Jenofonte, Aristófanes y, más que ningún otro, Platón idealizaron al Sócrates que vivió en la Atenas del siglo V a. C. Tal vez nunca se logre recomponer su figura histórica verdadera. Eso poco le importa a Pierre Hadot. El autor de La filosofía como educación de los adultos se interesa por esa imagen ideal que aparece en la obra de Platón y con la que dialoga la filosofía occidental.
Alcibíades, en su propio elogio de Sócrates que aparece al final del Banquete, afirma que el aspecto casi monstruoso del filósofo no es más que una máscara. Sócrates se hace el ingenuo, pero todo eso forma parte de las apariencias con las que se reviste, como esas estatuillas de silenos que contenían en su interior la imagen de un dios.
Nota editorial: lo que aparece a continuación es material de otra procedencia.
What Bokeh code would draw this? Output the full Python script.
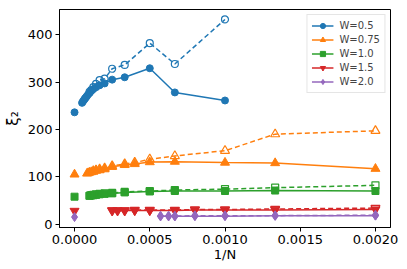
from bokeh.plotting import figure
from bokeh.models import Range1d, FixedTicker, NumeralTickFormatter, Legend, LegendItem
from bokeh.embed import file_html
from bokeh.resources import INLINE

# ---- data ----
labels = ["W=0.5", "W=0.75", "W=1.0", "W=1.5", "W=2.0"]
colors = ["#1f77b4", "#ff7f0e", "#2ca02c", "#d62728", "#9467bd"]
markers = ["circle", "triangle", "square", "inverted_triangle", "diamond"]

# W=0.5
N_05_solid = [20000, 18000, 16000, 15000, 14000, 13000, 12000, 11000, 10000, 9000, 8000, 7000, 6000, 5000, 4000, 3000, 2000, 1500, 1000]
xi_05_solid = [256, 259, 262, 264, 266, 268, 271, 274, 277, 281, 285, 289, 293, 297, 305, 310, 329, 278, 261]
N_05_dash = [10000, 9000, 8000, 7000, 6000, 5000, 4000, 3000, 2000, 1500, 1000]
xi_05_dash = [279, 283, 289, 296, 304, 307, 328, 336, 382, 338, 432]
xi_05_inf = 236

# W=0.75
N_075_solid = [12000, 11000, 10000, 9000, 8000, 7000, 6000, 5000, 4000, 3000, 2500, 2000, 1500, 1000, 750, 500]
xi_075_solid = [107, 108, 109, 110, 111, 113, 114, 116, 121, 125, 127, 131, 132, 130, 129, 117]
N_075_dash = [8000, 7000, 6000, 5000, 4000, 3000, 2500, 2000, 1500, 1000, 750, 500]
xi_075_dash = [112, 114, 116, 118, 123, 127, 130, 137, 144, 155, 190, 197]
xi_075_inf = 105

# W=1.0
N_10_solid = [10000, 9000, 8000, 7000, 6000, 5000, 4000, 3000, 2000, 1500, 1000, 750, 500]
xi_10_solid = [60, 61, 61, 62, 63, 64, 65, 67, 69, 70, 70, 71, 70]
N_10_dash = [10000, 9000, 8000, 7000, 6000, 5000, 4000, 3000, 2000, 1500, 1000, 750, 500]
xi_10_dash = [60, 61, 62, 63, 64, 65, 66, 68, 70, 72, 74, 77, 82]
xi_10_inf = 58

# W=1.5
N_15_solid = [4000, 3500, 3000, 2500, 2000, 1500, 1250, 1000, 750, 500]
xi_15_solid = [29, 29, 29, 29, 29, 29, 30, 30, 30, 31]
N_15_dash = [4000, 3500, 3000, 2500, 2000, 1500, 1250, 1000, 750, 500]
xi_15_dash = [29, 29, 29, 30, 30, 30, 31, 31, 32, 34]
xi_15_inf = 28

# W=2.0
N_20_solid = [1750, 1600, 1500, 1250, 1000, 750, 500]
xi_20_solid = [17, 17, 17, 17, 17, 18, 18]
N_20_dash = [1750, 1600, 1500, 1250, 1000, 750, 500]
xi_20_dash = [17, 17, 17, 18, 18, 18, 19]
xi_20_inf = 15

x_ticks = [0.0, 0.0005, 0.0010, 0.0015, 0.0020]
y_ticks = [0, 100, 200, 300, 400]

series = [
    (N_05_solid, xi_05_solid, N_05_dash, xi_05_dash, xi_05_inf),
    (N_075_solid, xi_075_solid, N_075_dash, xi_075_dash, xi_075_inf),
    (N_10_solid, xi_10_solid, N_10_dash, xi_10_dash, xi_10_inf),
    (N_15_solid, xi_15_solid, N_15_dash, xi_15_dash, xi_15_inf),
    (N_20_solid, xi_20_solid, N_20_dash, xi_20_dash, xi_20_inf),
]
sizes = [7, 9, 7, 9, 9]

FONT = "DejaVu Sans"

p = figure(width=407, height=269, output_backend="svg", toolbar_location=None,
           x_range=Range1d(-0.0001, 0.0021), y_range=Range1d(-7, 453),
           min_border_left=55, min_border_right=17, min_border_top=9, min_border_bottom=42)
p.xgrid.visible = False
p.ygrid.visible = False
p.outline_line_color = "black"
p.outline_line_width = 1
p.background_fill_color = "white"
p.border_fill_color = "white"

for ax in (p.xaxis[0], p.yaxis[0]):
    ax.axis_line_color = "black"
    ax.major_tick_line_color = "black"
    ax.minor_tick_line_color = None
    ax.major_tick_in = 0
    ax.major_tick_out = 4
    ax.major_label_standoff = 3
    ax.major_label_text_font = FONT
    ax.major_label_text_font_size = "13px"
    ax.major_label_text_color = "black"
    ax.axis_label_text_font = FONT
    ax.axis_label_text_font_size = "13px"
    ax.axis_label_text_font_style = "normal"
    ax.axis_label_text_color = "black"

p.xaxis.ticker = FixedTicker(ticks=x_ticks)
p.xaxis.formatter = NumeralTickFormatter(format="0.0000")
p.yaxis.ticker = FixedTicker(ticks=y_ticks)
p.xaxis.axis_label = "1/N"
p.yaxis.axis_label = "ξ₂"
p.yaxis.axis_label_text_font_size = "15px"
p.xaxis.axis_label_standoff = 0
p.yaxis.axis_label_standoff = 3

items = []
for (Ns, ys, Nd, yd, yinf), lab, col, mk, sz in zip(series, labels, colors, markers, sizes):
    xs = [1.0 / n for n in Ns]
    xd = [1.0 / n for n in Nd]
    l1 = p.line(xs, ys, line_color=col, line_width=1.5)
    s1 = p.scatter(xs, ys, marker=mk, size=sz, fill_color=col, line_color=col, line_width=1)
    p.line(xd, yd, line_color=col, line_width=1.5, line_dash="5 3")
    p.scatter(xd, yd, marker=mk, size=sz, fill_color="white", fill_alpha=0.0, line_color=col, line_width=1.2)
    p.scatter([0.0], [yinf], marker=mk, size=sz, fill_color=col, line_color=col)
    items.append(LegendItem(label=lab, renderers=[l1, s1]))

legend = Legend(items=items, location="top_right")
legend.label_text_font = FONT
legend.label_text_font_size = "10px"
legend.glyph_height = 13
legend.label_height = 13
legend.glyph_width = 22
legend.spacing = 1
legend.padding = 4
legend.margin = 5
legend.label_standoff = 6
legend.border_line_color = "#cccccc"
legend.border_line_width = 1
legend.background_fill_alpha = 0.8
p.add_layout(legend, "center")

open("out.html", "w").write(file_html(p, INLINE))
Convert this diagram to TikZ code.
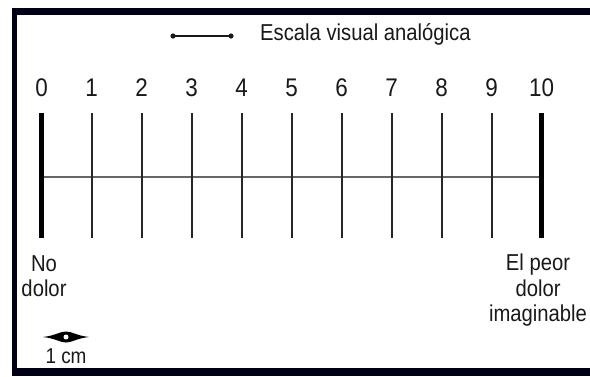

Hadot nos muestra que Sócrates, partero de espíritus, permite responder a la pregunta de qué es filosofar, ayuda a su interlocutor a replegarse en sí mismo, a cuestionarse, es decir, a descubrir la conciencia. Sócrates no engendra nada, porque no sabe nada, pero propicia que otro pueda engendrarse a sí mismo. Invierte la relación entre maestro y discípulo mediante un procedimiento existencial que tanto Kierkegaard como Nietzsche han tratado de repetir. Para Kierkegaard, nos cuenta Hadot, el mérito de Sócrates consiste en haber sido un pensador sumido en la existencia, y no un filósofo especulativo que olvida lo que es existir. Es decir, Sócrates nos desvela la filosofía como forma de vida.